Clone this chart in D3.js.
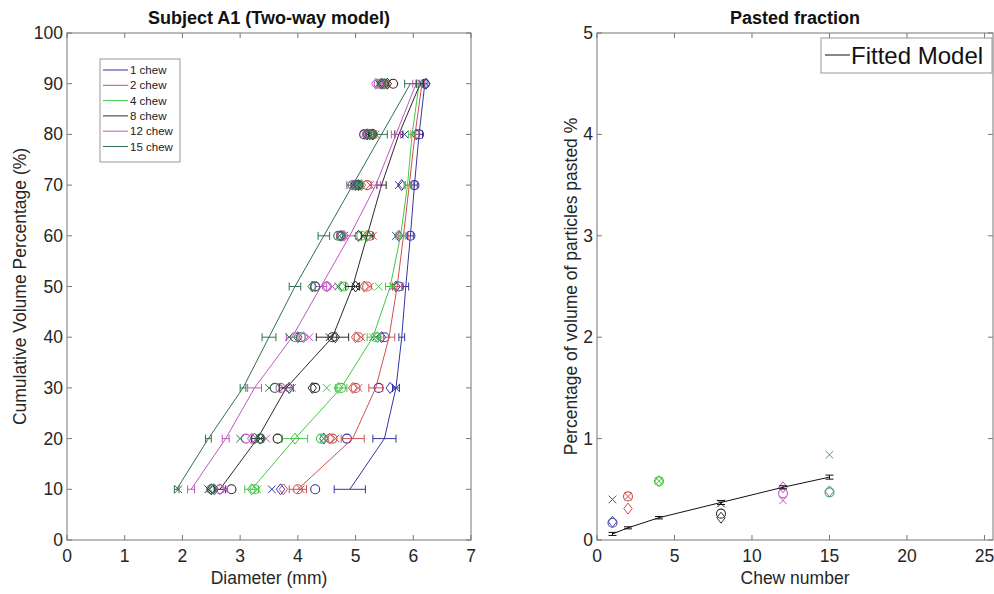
<!DOCTYPE html>
<html>
<head>
<meta charset="utf-8">
<script src="https://cdn.jsdelivr.net/npm/d3@7"></script>
<style>
  body { margin: 0; background: #fff; }
  svg { font-family: "Liberation Sans", Arial, sans-serif; }
</style>
</head>
<body>
<svg id="fig" width="994" height="594"></svg>
<script>
//------------------- data ----------------------------------------

var levels = [10, 20, 30, 40, 50, 60, 70, 80, 90];
var chewNames = ["1 chew", "2 chew", "4 chew", "8 chew", "12 chew", "15 chew"];
var chewColors = ["#3535a5", "#d05050", "#45c845", "#2a2a2a", "#c455c4", "#2f7050"];

// fitted diameters (mm) for each chew, one value per level
var model1 = [4.9, 5.5, 5.7, 5.8, 5.87, 5.95, 6.02, 6.1, 6.2];
var model2 = [4.0, 4.95, 5.35, 5.58, 5.72, 5.83, 5.93, 6.03, 6.15];
var model4 = [3.2, 3.95, 4.75, 5.3, 5.6, 5.78, 5.9, 5.98, 6.1];
var model8 = [2.65, 3.3, 3.8, 4.6, 4.95, 5.2, 5.45, 5.75, 6.12];
var model12 = [2.15, 2.75, 3.25, 3.9, 4.4, 4.9, 5.35, 5.7, 6.05];
var model15 = [1.9, 2.45, 3.05, 3.5, 3.95, 4.45, 4.95, 5.45, 5.95];

// half width of the error bars
var err1 = [0.27, 0.2, 0.06, 0.05, 0.05, 0.05, 0.05, 0.06, 0.04];
var err2 = [0.15, 0.2, 0.12, 0.1, 0.08, 0.08, 0.07, 0.07, 0.05];
var err4 = [0.12, 0.22, 0.1, 0.1, 0.08, 0.08, 0.06, 0.06, 0.05];
var err8 = [0.1, 0.1, 0.12, 0.28, 0.12, 0.1, 0.08, 0.07, 0.06];
var err12 = [0.06, 0.06, 0.12, 0.1, 0.1, 0.1, 0.08, 0.08, 0.06];
var err15 = [0.04, 0.05, 0.05, 0.12, 0.1, 0.1, 0.1, 0.1, 0.1];

// measured diameters, three markers (circle, cross, diamond)
var circ1 = [4.3, 4.85, 5.4, 5.5, 5.75, 5.95, 6.02, 6.1, 6.2];
var cross1 = [3.55, 4.45, 5.7, 5.35, 5.65, 5.7, 5.75, 5.85, 6.15];
var diam1 = [3.7, 4.45, 5.6, 5.45, 5.7, 5.75, 5.8, 6.05, 6.22];
var circ2 = [4.0, 4.6, 5.0, 5.05, 5.2, 5.25, 5.2, 5.3, 5.5];
var cross2 = [4.05, 4.65, 5.05, 5.1, 5.25, 5.3, 5.25, 5.35, 5.55];
var diam2 = [3.75, 4.55, 4.95, 5.0, 5.15, 5.2, 5.1, 5.25, 5.45];
var circ4 = [3.25, 4.4, 4.75, 5.35, 4.8, 5.1, 5.05, 5.2, 5.45];
var cross4 = [3.3, 4.45, 4.5, 5.3, 5.4, 5.15, 5.1, 5.25, 5.42];
var diam4 = [3.2, 3.95, 4.7, 5.38, 4.75, 5.2, 5.0, 5.2, 5.5];
var circ8 = [2.85, 3.65, 4.3, 4.6, 4.3, 4.75, 5.0, 5.15, 5.65];
var cross8 = [2.45, 3.35, 3.75, 4.55, 5.0, 4.8, 4.95, 5.2, 5.4];
var diam8 = [2.5, 3.35, 4.25, 4.65, 5.0, 5.05, 5.05, 5.3, 5.55];
var circ12 = [2.65, 3.1, 3.7, 3.95, 4.5, 4.75, 4.95, 5.2, 5.4];
var cross12 = [2.75, 3.45, 3.9, 4.2, 4.6, 4.8, 5.05, 5.15, 5.45];
var diam12 = [2.65, 3.2, 3.85, 4.1, 4.5, 4.8, 5.0, 5.2, 5.35];
var circ15 = [2.5, 3.35, 3.6, 4.05, 4.3, 4.7, 5.05, 5.25, 5.48];
var cross15 = [1.93, 3.0, 3.5, 3.85, 4.7, 4.72, 5.0, 5.3, 5.5];
var diam15 = [2.55, 3.25, 3.85, 4.0, 4.25, 4.75, 5.05, 5.2, 5.45];

// pasted fraction (%)
var chewNumbers = [1, 2, 4, 8, 12, 15];
var fitted = [0.06, 0.12, 0.22, 0.37, 0.52, 0.62];
var fittedErr = [0.015, 0.01, 0.012, 0.02, 0.015, 0.02];
var pastedCirc = [0.17, 0.43, 0.58, 0.26, 0.46, 0.47];
var pastedCross = [0.40, 0.43, 0.58, 0.36, 0.39, 0.84];
var pastedDiam = [0.18, 0.31, 0.58, 0.22, 0.52, 0.48];
var pastedColors = ["#4a4aa8", "#d05050", "#45c845", "#333333", "#c455c4", "#5a9a78"];

var xTicksLeft = [0, 1, 2, 3, 4, 5, 6, 7];
var yTicksLeft = [0, 10, 20, 30, 40, 50, 60, 70, 80, 90, 100];
var xTicksRight = [0, 5, 10, 15, 20, 25];
var yTicksRight = [0, 1, 2, 3, 4, 5];

var models = [model1, model2, model4, model8, model12, model15];
var errs = [err1, err2, err4, err8, err12, err15];
var circs = [circ1, circ2, circ4, circ8, circ12, circ15];
var crosses = [cross1, cross2, cross4, cross8, cross12, cross15];
var diams = [diam1, diam2, diam4, diam8, diam12, diam15];

//------------------- helpers ----------------------------------------

var svg = d3.select("#fig");

function marker(g, type, x, y, color) {
    if (type == "o") {
        g.append("circle").attr("cx", x).attr("cy", y).attr("r", 4.5)
            .attr("fill", "none").attr("stroke", color).attr("stroke-width", 1.1);
    } else if (type == "x") {
        var s = 3.8;
        g.append("path")
            .attr("d", "M" + (x - s) + "," + (y - s) + "L" + (x + s) + "," + (y + s) +
                "M" + (x - s) + "," + (y + s) + "L" + (x + s) + "," + (y - s))
            .attr("stroke", color).attr("stroke-width", 1).attr("fill", "none");
    } else {
        var d = 5.5, w = 4.2;
        g.append("path")
            .attr("d", "M" + x + "," + (y - d) + "L" + (x + w) + "," + y + "L" + x + "," + (y + d) + "L" + (x - w) + "," + y + "Z")
            .attr("stroke", color).attr("stroke-width", 1).attr("fill", "none");
    }
}

function drawFrame(x, y, xTicks, yTicks, xLabel, yLabel, title, yLabelX) {
    var g = svg.append("g");
    var x0 = x.range()[0], x1 = x.range()[1], y0 = y.range()[0], y1 = y.range()[1];
    var tl = 5;

    g.append("rect").attr("x", x0).attr("y", y1).attr("width", x1 - x0).attr("height", y0 - y1)
        .attr("fill", "none").attr("stroke", "#777").attr("stroke-width", 1);

    for (let t of xTicks) {
        let px = x(t);
        g.append("line").attr("x1", px).attr("x2", px).attr("y1", y0).attr("y2", y0 - tl).attr("stroke", "#777");
        g.append("line").attr("x1", px).attr("x2", px).attr("y1", y1).attr("y2", y1 + tl).attr("stroke", "#777");
        g.append("text").attr("x", px).attr("y", y0 + 22).attr("text-anchor", "middle")
            .attr("font-size", 17.5).attr("fill", "#262626").text(t);
    }
    for (let t of yTicks) {
        let py = y(t);
        g.append("line").attr("x1", x0).attr("x2", x0 + tl).attr("y1", py).attr("y2", py).attr("stroke", "#777");
        g.append("line").attr("x1", x1).attr("x2", x1 - tl).attr("y1", py).attr("y2", py).attr("stroke", "#777");
        g.append("text").attr("x", x0 - 4).attr("y", py + 6).attr("text-anchor", "end")
            .attr("font-size", 17.5).attr("fill", "#262626").text(t);
    }

    g.append("text").attr("x", (x0 + x1) / 2).attr("y", 584).attr("text-anchor", "middle")
        .attr("font-size", 17.5).attr("fill", "#262626").text(xLabel);
    g.append("text").attr("transform", "translate(" + yLabelX + "," + ((y0 + y1) / 2) + ") rotate(-90)")
        .attr("text-anchor", "middle").attr("font-size", 17.5).attr("fill", "#262626").text(yLabel);
    g.append("text").attr("x", (x0 + x1) / 2).attr("y", 24).attr("text-anchor", "middle")
        .attr("font-size", 18).attr("font-weight", "bold").attr("fill", "#111").text(title);
    return g;
}

//------------------- left plot : size distribution ----------------------------------------

var xL = d3.scaleLinear().domain([0, 7]).range([67, 471]);
var yL = d3.scaleLinear().domain([0, 100]).range([540, 33]);

var gL = drawFrame(xL, yL, xTicksLeft, yTicksLeft, "Diameter (mm)",
    "Cumulative Volume Percentage (%)", "Subject A1 (Two-way model)", 26);

var line = d3.line().x(d => xL(d[0])).y(d => yL(d[1]));

for (let c = 0; c < chewNames.length; c++) {
    let col = chewColors[c];
    let pts = models[c].map((v, i) => [v, levels[i]]);
    gL.append("path").attr("d", line(pts)).attr("fill", "none").attr("stroke", col).attr("stroke-width", 1);

    for (let i = 0; i < levels.length; i++) {
        let py = yL(levels[i]);
        let a = xL(models[c][i] - errs[c][i]), b = xL(models[c][i] + errs[c][i]);
        gL.append("path")
            .attr("d", "M" + a + "," + py + "L" + b + "," + py +
                "M" + a + "," + (py - 4) + "L" + a + "," + (py + 4) +
                "M" + b + "," + (py - 4) + "L" + b + "," + (py + 4))
            .attr("stroke", col).attr("stroke-width", 1).attr("fill", "none");
        marker(gL, "o", xL(circs[c][i]), py, col);
        marker(gL, "x", xL(crosses[c][i]), py, col);
        marker(gL, "d", xL(diams[c][i]), py, col);
    }
}

// legend
var leg = gL.append("g");
leg.append("rect").attr("x", 100).attr("y", 59).attr("width", 80).attr("height", 103)
    .attr("fill", "#fff").attr("stroke", "#999").attr("stroke-width", 1);
chewNames.forEach(function (n, i) {
    let ly = 70 + i * 15.3;
    leg.append("line").attr("x1", 103).attr("x2", 128).attr("y1", ly).attr("y2", ly)
        .attr("stroke", chewColors[i]).attr("stroke-width", 1);
    leg.append("text").attr("x", 130).attr("y", ly + 4).attr("font-size", 11.5)
        .attr("fill", "#222").text(n);
});

//------------------- right plot : pasted fraction ----------------------------------------

var xR = d3.scaleLinear().domain([0, 25.55]).range([597, 993]);
var yR = d3.scaleLinear().domain([0, 5]).range([540, 33]);

var gR = drawFrame(xR, yR, xTicksRight, yTicksRight, "Chew number",
    "Percentage of volume of particles pasted %", "Pasted fraction", 577);

for (let i = 0; i < chewNumbers.length; i++) {
    let px = xR(chewNumbers[i]);
    marker(gR, "o", px, yR(pastedCirc[i]), pastedColors[i]);
    marker(gR, "x", px, yR(pastedCross[i]), pastedColors[i]);
    marker(gR, "d", px, yR(pastedDiam[i]), pastedColors[i]);
}

var lineR = d3.line().x((d, i) => xR(chewNumbers[i])).y(d => yR(d));
gR.append("path").attr("d", lineR(fitted)).attr("fill", "none").attr("stroke", "#111").attr("stroke-width", 1);
for (let i = 0; i < chewNumbers.length; i++) {
    let px = xR(chewNumbers[i]);
    let a = yR(fitted[i] - fittedErr[i]), b = yR(fitted[i] + fittedErr[i]);
    gR.append("path")
        .attr("d", "M" + px + "," + a + "L" + px + "," + b +
            "M" + (px - 4) + "," + a + "L" + (px + 4) + "," + a +
            "M" + (px - 4) + "," + b + "L" + (px + 4) + "," + b)
        .attr("stroke", "#111").attr("stroke-width", 1).attr("fill", "none");
}

var legR = gR.append("g");
legR.append("rect").attr("x", 821).attr("y", 38).attr("width", 171).attr("height", 35)
    .attr("fill", "#fff").attr("stroke", "#999").attr("stroke-width", 1);
legR.append("line").attr("x1", 825).attr("x2", 850).attr("y1", 55).attr("y2", 55)
    .attr("stroke", "#111").attr("stroke-width", 1);
legR.append("text").attr("x", 851).attr("y", 64).attr("font-size", 24).attr("fill", "#111").text("Fitted Model");
</script>
</body>
</html>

# [Problem details]
Please repeat exactly the data above from its first line to the line that contains "4.95, 5.45, 5.95];", inclusive, and leave every picture out.

# [Answer to this problem]
Clone this chart in D3.js.
<!DOCTYPE html>
<html>
<head>
<meta charset="utf-8">
<script src="https://cdn.jsdelivr.net/npm/d3@7"></script>
<style>
  body { margin: 0; background: #fff; }
  svg { font-family: "Liberation Sans", Arial, sans-serif; }
</style>
</head>
<body>
<svg id="fig" width="994" height="594"></svg>
<script>
//------------------- data ----------------------------------------

var levels = [10, 20, 30, 40, 50, 60, 70, 80, 90];
var chewNames = ["1 chew", "2 chew", "4 chew", "8 chew", "12 chew", "15 chew"];
var chewColors = ["#3535a5", "#d05050", "#45c845", "#2a2a2a", "#c455c4", "#2f7050"];

// fitted diameters (mm) for each chew, one value per level
var model1 = [4.9, 5.5, 5.7, 5.8, 5.87, 5.95, 6.02, 6.1, 6.2];
var model2 = [4.0, 4.95, 5.35, 5.58, 5.72, 5.83, 5.93, 6.03, 6.15];
var model4 = [3.2, 3.95, 4.75, 5.3, 5.6, 5.78, 5.9, 5.98, 6.1];
var model8 = [2.65, 3.3, 3.8, 4.6, 4.95, 5.2, 5.45, 5.75, 6.12];
var model12 = [2.15, 2.75, 3.25, 3.9, 4.4, 4.9, 5.35, 5.7, 6.05];
var model15 = [1.9, 2.45, 3.05, 3.5, 3.95, 4.45, 4.95, 5.45, 5.95];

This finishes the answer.